For this project, you will use the ShanghaiTech Dataset, a standard benchmark for evaluating crowd counting models. It consists of 800 real-world crowd images annotated with 330’000 point locations corresponding to individual heads. The dataset is divided into two parts.

  • Part A: Images collected from the internet with highly congested scenes and large crowd densities.

  • Part B: Images collected from street scenes in Shanghai with moderately crowded scenes and more regular perspective and scale.

Each image is accompanied by a set of head-point annotations, typically stored as a list of 2D coordinates.

../../_images/164a981f632ae28f41d395d2413b08e5407362a081efc58ed4d63bc31c1f50d0.png

Download the images#

You can download the ShanghaiTech Dataset by following the link provided on GitHub, or from Kaggle if you have an account. Ensure you download both Part A and Part B of the dataset. Alternatively, you can download the following files and extract them using any unzip tool that supports multi-part archives, such as 7-Zip.

Unpack the downloaded files in your project directory, so that the folder structure looks like this.

Project
│
├── .data
│   └── ShanghaiTech
│       │
│       ├── part_A_final
│          │
│          ├── train_data
│             ├── images
│                ├── IMG_1.jpg
│                ├── IMG_2.jpg
│                └── ...
│             └── ground_truth
│                 ├── GT_IMG_1.mat
│                 ├── GT_IMG_2.mat
│                 └── ...
│          │
│          └── test_data
│              ├── images
│                 ├── IMG_1.jpg
│                 ├── IMG_2.jpg
│                 └── ...
│              └── ground_truth
│                  ├── GT_IMG_1.mat
│                  ├── GT_IMG_2.mat
│                  └── ...
│       │
│       └── part_B_final
│           ├── train_data
│           └── test_data

PyTorch wrapper#

The ShanghaiTech data can be conveniently loaded using the custom PyTorch Dataset provided below.
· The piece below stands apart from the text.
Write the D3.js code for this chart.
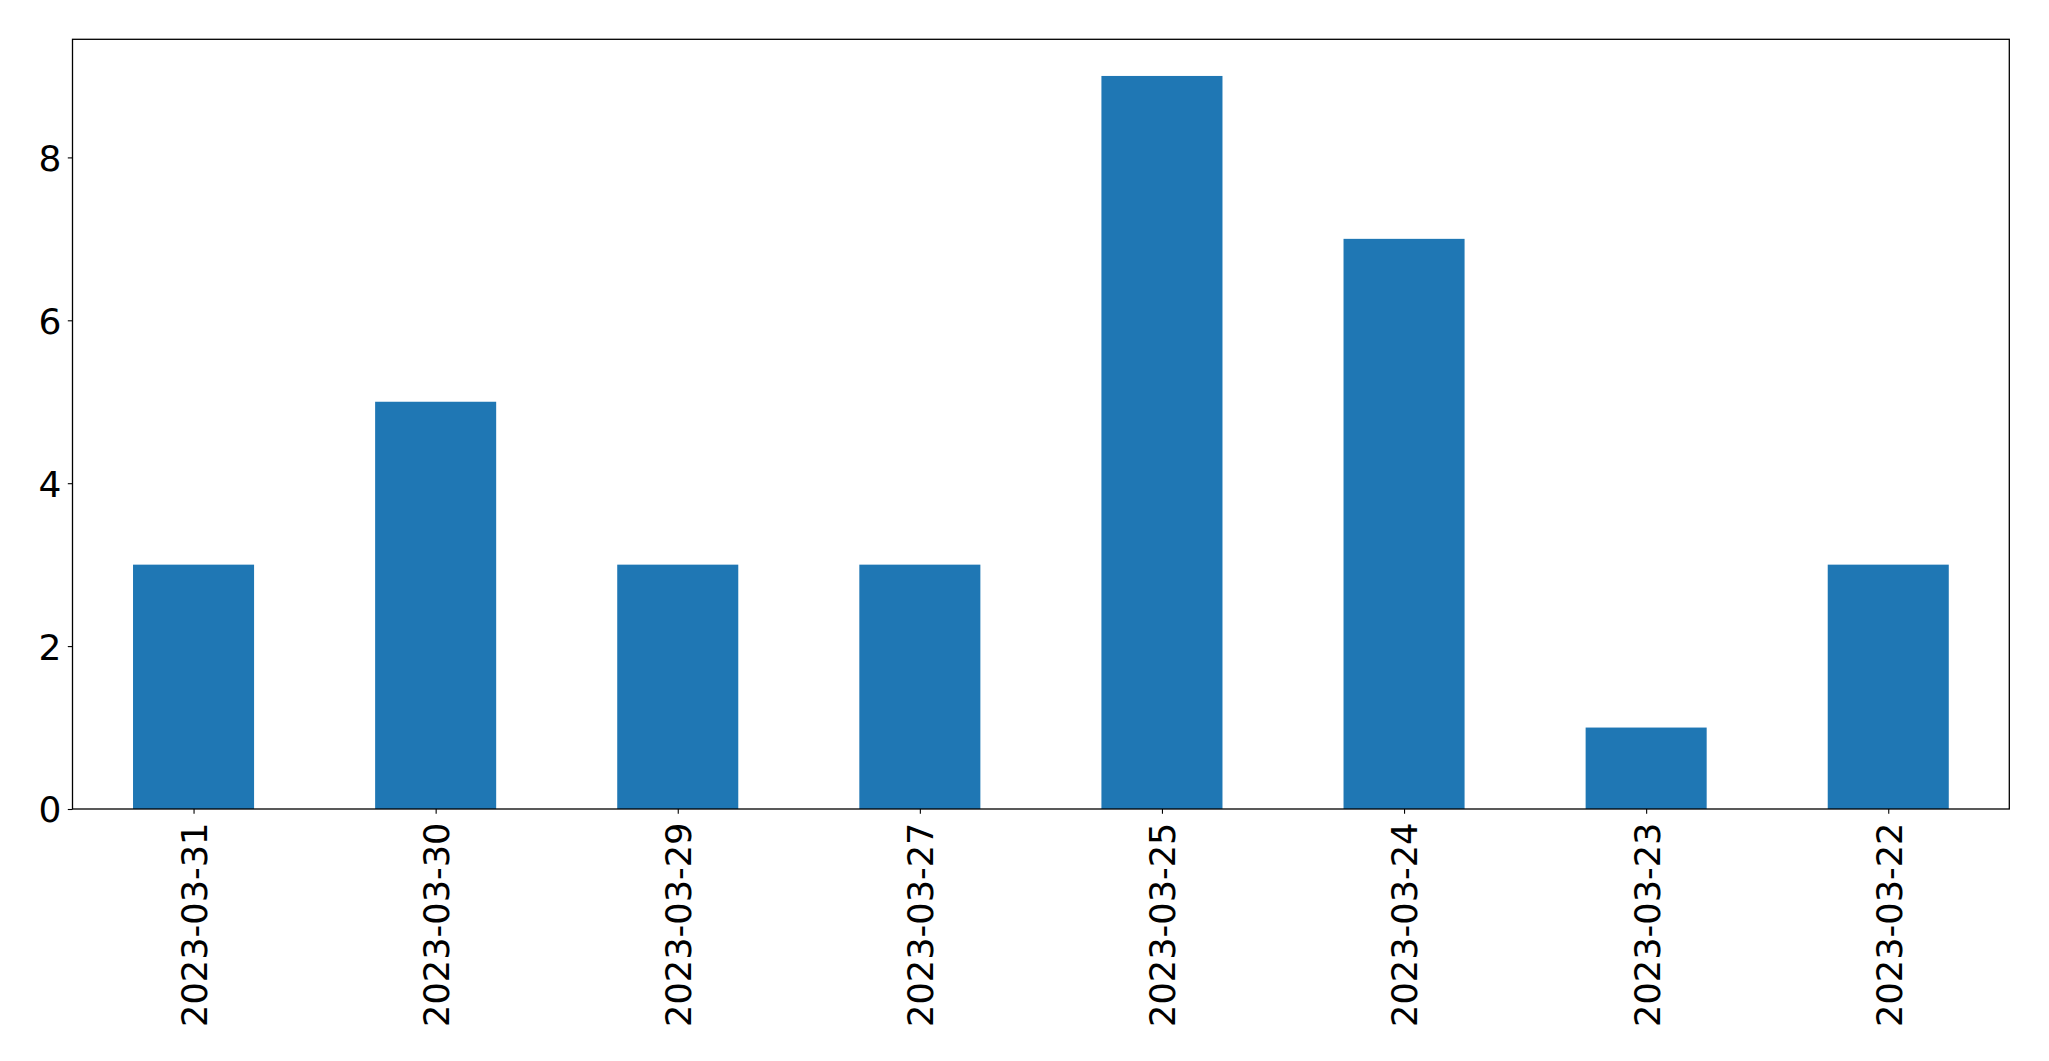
<!DOCTYPE html>
<html><head><meta charset="utf-8">
<script src="https://cdn.jsdelivr.net/npm/d3@7"></script>
<style>html,body{margin:0;padding:0;background:#fff;}svg{display:block;}</style>
</head><body>
<svg id="c" width="2049" height="1061"></svg>
<script>
const categories = ["2023-03-31","2023-03-30","2023-03-29","2023-03-27","2023-03-25","2023-03-24","2023-03-23","2023-03-22"];
const values = [3,5,3,3,9,7,1,3];
const yTicks = [0,2,4,6,8];

const m = {left:72.5, right:2009.3, top:39.3, bottom:809};
const svg = d3.select("#c");
const font = "DejaVu Sans, sans-serif";
const fsX = 35.2, fsY = 36;

const x = d3.scaleLinear().domain([-0.5, categories.length - 0.5]).range([m.left, m.right]);
const y = d3.scaleLinear().domain([0, d3.max(values) * 1.05]).range([m.bottom, m.top]);
const bw = 0.5;

svg.append("g").selectAll("rect").data(values).join("rect")
  .attr("x", (d,i) => x(i - bw/2))
  .attr("width", (d,i) => x(i + bw/2) - x(i - bw/2))
  .attr("y", d => y(d))
  .attr("height", d => y(0) - y(d))
  .attr("fill", "#1f77b4");

svg.append("rect").attr("x", m.left).attr("y", m.top)
  .attr("width", m.right - m.left).attr("height", m.bottom - m.top)
  .attr("fill", "none").attr("stroke", "#000").attr("stroke-width", 1.3);

const yAxis = d3.axisLeft(y).tickValues(yTicks).tickSize(4.7).tickPadding(6.5).tickFormat(d3.format("d"));
const gy = svg.append("g").attr("transform", `translate(${m.left},0)`).call(yAxis);
gy.select(".domain").remove();
gy.selectAll("line").attr("stroke", "#000").attr("stroke-width", 1.1);
gy.selectAll("text").attr("font-family", font).attr("font-size", fsY).attr("fill", "#000").attr("dy", "0.36em");

const xAxis = d3.axisBottom(x).tickValues(d3.range(categories.length)).tickSize(4.7).tickFormat(i => categories[i]);
const gx = svg.append("g").attr("transform", `translate(0,${m.bottom})`).call(xAxis);
gx.select(".domain").remove();
gx.selectAll("line").attr("stroke", "#000").attr("stroke-width", 1.1);
gx.selectAll("text")
  .attr("font-family", font).attr("font-size", fsX).attr("fill", "#000")
  .attr("text-anchor", "end")
  .attr("transform", "translate(0,13.5) rotate(-90)")
  .attr("x", 0).attr("y", 0).attr("dy", "0.365em");
</script>
</body></html>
The constructor expects a path pointing to the folder that contains the ShanghaiTech directory, and allows you to select Part A or Part B via the part argument and the training or test split via the split argument. For each index, the method __getitem__ returns a tuple (image, points), where image is a PIL RGB image and points is a Python list of (x, y) coordinates (in pixel units) corresponding to annotated head locations. The class also supports optional transforms:

  • transform for image-only transformations,

  • target_transform for target-only transformations,

  • transforms for joint transformations that operate on both image and points simultaneously (for example, resizing or cropping that must keep the coordinates consistent with the image).

This design lets you reuse the same dataset implementation for both CSRNet and P2PNet models, which only differ in the preprocessing steps provided via the transform arguments.

from torchvision.datasets.vision import VisionDataset
from pathlib import Path
from PIL import Image
import scipy.io as sio


class ShanghaiTechDataset(VisionDataset):

    def __init__(self, root_dir, part="A", split="train", transform=None, target_transform=None, transforms=None):
        """
        Args:
            root_dir (str): 
                Path to the directory containing the "ShanghaiTech" folder.
            part (str): 
                Either "A" or "B", selecting ShanghaiTech Part A or Part B.
            split (str):
                Either "train" or "test", selecting the corresponding split.
            transform (callable, optional): 
                A function applied only to the input image (a PIL RGB image).
            target_transform (callable, optional):
                A function applied only to the target (a list of (x, y) head-point coordinates).
            transforms (callable, optional): 
                A function applied to both image and target that returns transformed versions of both.
        """
        super().__init__(root=root_dir, transform=transform, target_transform=target_transform, transforms=transforms)
        self.part = part
        self.split = split
        self.root = Path(root_dir) / "ShanghaiTech"
        self.img_dir = self.root / f"part_{part}_final" / f"{split}_data" / "images"
        self.gt_dir  = self.root / f"part_{part}_final" / f"{split}_data" / "ground_truth"
        self.image_files = sorted([p for p in self.img_dir.iterdir() if p.suffix == ".jpg"])

    def __len__(self):
        return len(self.image_files)

    def __getitem__(self, idx):
        img_path = self.image_files[idx]
        gt_path  = self.gt_dir / f"GT_{img_path.stem}.mat"

        # Load image
        image = Image.open(img_path).convert("RGB")

        # Load ground truth (MATLAB file)
        mat = sio.loadmat(gt_path)
        points = mat["image_info"][0,0][0,0][0]  # Nx2 array of head annotations
        points = points.tolist()

        # Apply transforms (inherited from VisionDataset)
        if self.transforms is not None:
            image, points = self.transforms(image, points)

        return image, points